Sua obra literária é relativamente vasta, se levarmos em conta o tempo que ela viveu (59) anos e a forma como as mulheres “intelectuais” eram tratadas em sua época. Eram, sobretudo, mal vistas, quando exerciam atividades que fossem diferentes do papel que a sociedade lhes atribuía. E este, salvo uma ou outra exceção, era o casamento, a geração e criação dos filhos e os cuidados do lar. E só. Sua presença em escolas e universidades era encarada com desconfiança e preconceito. E o mundo literário era tido e havido como uma espécie de “clube do Bolinha”, restrito exclusivamente a homens. Tanto que as academias de letras de praticamente todas as partes passaram a aceitar, e assim mesmo com muitas restrições, a presença de escritoras apenas recentemente, por volta dos anos 60 do século passado. Como se talento e competência fosse questão de sexo, o que, claro, não é.

Virgínia Woolf publicou 17 livros, a maioria sem tradução para o português. Considero “Orlando” sua obra-prima. Esse romance, publicado em 1928, é tão fora do convencional, que merece comentários à parte (o que me proponho a fazer oportunamente). Sua primeira obra, “The voyage out”, data de 1915. Já a última foi “Entre os atos”, lançada em 1941, poucos meses após seu suicídio. Quatro de seus 17 livros se destacam, por uma série de razões. O principal, como enfatizei, é “Orlando”. Confesso que não li tudo o que Virgínia Woolf publicou, mas do que li, não tenho nenhuma restrição a fazer, embora a leitura me exigisse grande “ginástica mental” para acompanhar seu raciocínio e compreendê-lo.

Destaco, ainda, da sua produção, os romances “Mrs. Dalloway” (1925) e “Passeio ao farol” (1927), além dos livros de ensaios “Um quarto só para si” (1929) e “The Common Reader”, em dois volumes (1925 e 1932, respectivamente). No ano da sua morte, foi lançada uma coletânea de seus contos, abrangendo o período de 1917 a 1941, esta sim traduzida para o português, sob o título (óbvio) de “Contos completos”.

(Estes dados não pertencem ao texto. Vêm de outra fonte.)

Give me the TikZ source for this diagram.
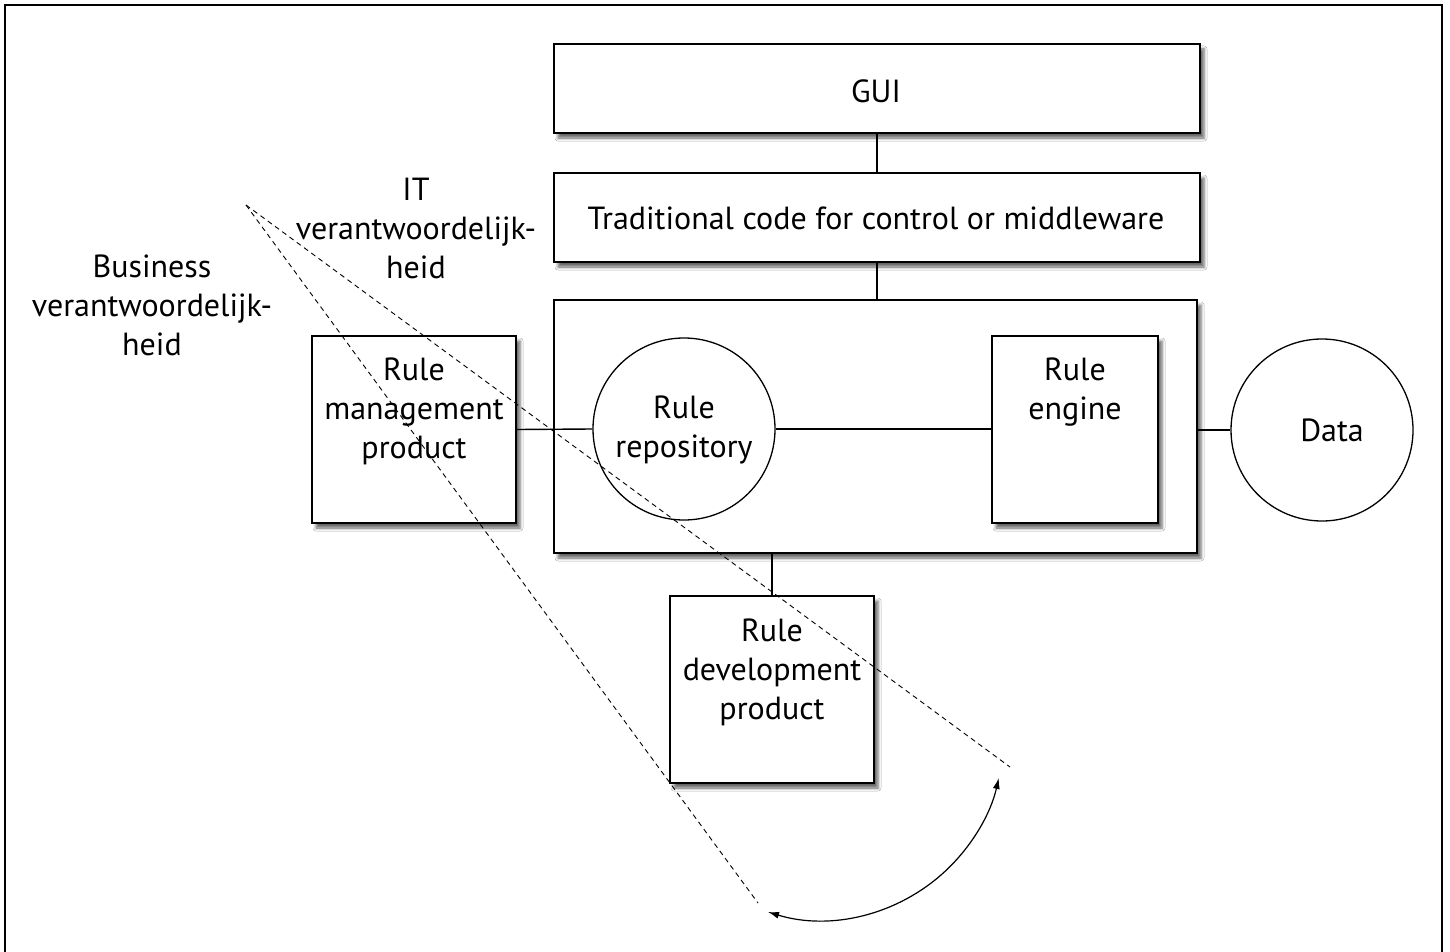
\documentclass[tikz,border=0pt]{standalone}
\usepackage{fontspec}
\setmainfont{PT Sans}
\usetikzlibrary{arrows.meta,shadows.blur}
\begin{document}
\begin{tikzpicture}[x=1pt,y=-1pt,
  every node/.style={font=\fontsize{32}{39}\selectfont},
  box/.style={draw,line width=1.4pt,fill=white,inner sep=0pt,
    blur shadow={shadow xshift=4pt,shadow yshift=-5pt,shadow blur radius=3pt,shadow opacity=60}},
  disc/.style={draw,line width=1.3pt,fill=white,circle,inner sep=0pt},
  txt/.style={align=center,inner sep=0pt},
  link/.style={line width=1.4pt},
  zone/.style={line width=0.9pt,dash pattern=on 5pt off 4pt},
  turn/.style={line width=1.2pt,{Latex[length=11pt,width=7pt]}-{Latex[length=11pt,width=7pt]}}]
\useasboundingbox (0,0) rectangle (1450,952);
\clip (0,0) rectangle (1450,952);
\fill[white] (0,0) rectangle (1450,952);
% outer frame
\draw[line width=2pt] (5,5) rectangle (1442,980);

% stacked layers
\node[box,minimum width=646pt,minimum height=89pt] (gui) at (877,88.5) {};
\node[box,minimum width=646pt,minimum height=89pt] (trad) at (877,217.5) {};
\node[box,minimum width=643pt,minimum height=253pt] (core) at (875.5,426.5) {};
\node[box,minimum width=204pt,minimum height=187pt] (mgmt) at (414,429.5) {};
\node[box,minimum width=166pt,minimum height=187pt] (engine) at (1075,429.5) {};
\node[box,minimum width=204pt,minimum height=187pt] (dev) at (772,689.5) {};
\node[disc,minimum size=182pt] (repo) at (684,429) {};
\node[disc,minimum size=182pt] (data) at (1322,430) {};

% connectors
\draw[link] (gui.south) -- (trad.north);
\draw[link] (trad.south) -- (core.north -| trad.south);
\draw[link] (mgmt.east) -- (repo.west);
\draw[link] (repo.east) -- (engine.west |- repo.east);
\draw[link] (data.west -| core.east) -- (data.west);
\draw[link] (dev.north |- core.south) -- (dev.north);

% labels
\node[txt] (guiT) at (876,91) {GUI};
\node[txt] (tradT) at (876,218) {Traditional code for control or middleware};
\node[txt] (mgmtT) at (414,411) {Rule\\management\\product};
\node[txt] (repoT) at (684,429.5) {Rule\\repository};
\node[txt] (engineT) at (1075,392) {Rule\\engine};
\node[txt] (dataT) at (1332,430) {Data};
\node[txt] (devT) at (772,672) {Rule\\development\\product};
\node[txt] (itT) at (416,228) {IT\\verantwoordelijk-\\heid};
\node[txt] (bizT) at (152,305) {Business\\verantwoordelijk-\\heid};

% responsibility wedge
\coordinate (apex) at (246,205);
\coordinate (endL) at (758,903);
\coordinate (endR) at (1010,767);
\draw[zone] (apex) -- (endL);
\draw[zone] (apex) -- (endR);
\coordinate (arcA) at (768,912);
\draw[turn] (arcA) arc[start angle=-107,end angle=-12.7,radius=182pt];
\end{tikzpicture}
\end{document}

O romance “Mrs. Dalloway” serviu de inspiração para um filme de muito sucesso de Hollywood, que valeu, inclusive, um Oscar à atriz Nicole Kidman, por sua interpretação de Virginia Woolf. Trata-se de “As horas”. Essa produção cinematográfica é baseada no livro do mesmo nome do escritor Michael Cunningham. O autor mescla, em sua obra, várias histórias fictícias a episódios reais da vida da escritora inglesa. Mistura, todavia, a personagem verdadeira, de carne e osso, no caso Virgínia, com particularidades fictícias da protagonista do romance dela: as de Mrs. Dalloway. É, sem dúvida, uma fórmula bastante original de fazer literatura.

Agora, respondam-me com sinceridade: estou ou não estou com a razão quando afirmo que a vida dessa mulher totalmente fora dos padrões tido como normais da época é, se não mais interessante, tão marcante quanto sua magnífica obra? Sua conduta, seu trauma sexual, seus amores e desamores, suas dúvidas e contradições, tudo, absolutamente tudo é fora do convencional. Sem falar da sua morte, mais dramática do que a da maioria dos personagens de ficção que se conhece. A enciclopédia eletrônica Wikipédia lembra que “em Mrs. Dalloway, Virginia descreve um único dia da personagem, quando ela prepara uma festa”. É mais ou menos como James Joyce fez em seu clássico “Ulysses”. E não houve plágio de nenhuma das partes.